What does first parameter in ecl_init_module do?

Question

According to some parts of ECL manual, necessary part of the library (that has been compiled by lisp) initialisation in C program is performing its initialisation as:

ecl_init_module(NULL, init_func_for_library);

In all examples provided first parameter is NULL.

What other values can it take and to what end? Certainly the parameter itself should have some meaning.

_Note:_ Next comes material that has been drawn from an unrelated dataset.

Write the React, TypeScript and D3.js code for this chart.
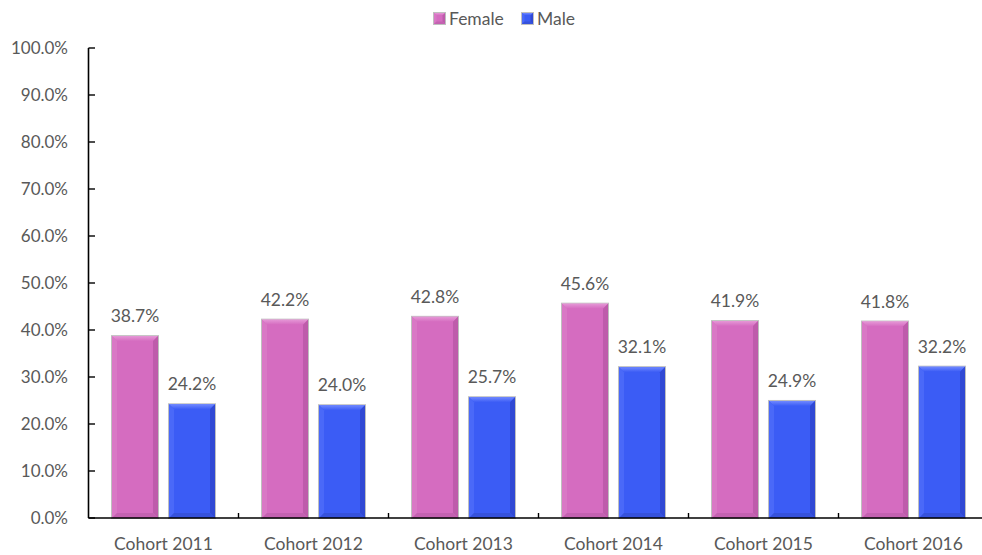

NB. In other parts of the manual, for performing initialisation, it is recommended to use read_VV instead. What does that do?

Answer 1

Inspecting the source code, we can see that NULL is bound to a variable named block; when it is NULL, a default, empty codeblock is used instead:

cl_object
ecl_init_module(cl_object block, void (*entry_point)(cl_object))
{
    ...
    if (block == NULL)
      block = ecl_make_codeblock();
    ...
}

Code blocks look like some sort of context/environment structures:

cl_object
ecl_make_codeblock()
{
  cl_object block = ecl_alloc(t_codeblock);
  block = ecl_alloc_object(t_codeblock);
  block->cblock.self_destruct = 0;
  block->cblock.locked = 0;
  block->cblock.handle = NULL;
  block->cblock.data = NULL;
  block->cblock.data_size = 0;
  block->cblock.temp_data = NULL;
  block->cblock.temp_data_size = 0;
  block->cblock.data_text = NULL;
  block->cblock.next = ECL_NIL;
  block->cblock.name = ECL_NIL;
  block->cblock.links = ECL_NIL;
  block->cblock.cfuns_size = 0;
  block->cblock.cfuns = NULL;
  block->cblock.source = ECL_NIL;
  block->cblock.error = ECL_NIL;
  block->cblock.refs = ecl_make_fixnum(0);
  si_set_finalizer(block, ECL_T);
  return block;
}

I guess in most cases, passing NULL is sufficient. Presumably you could call ecl_init_module with an existing code block to share to some state with another module; without a better understanding of how the interpreter works, this is however risky.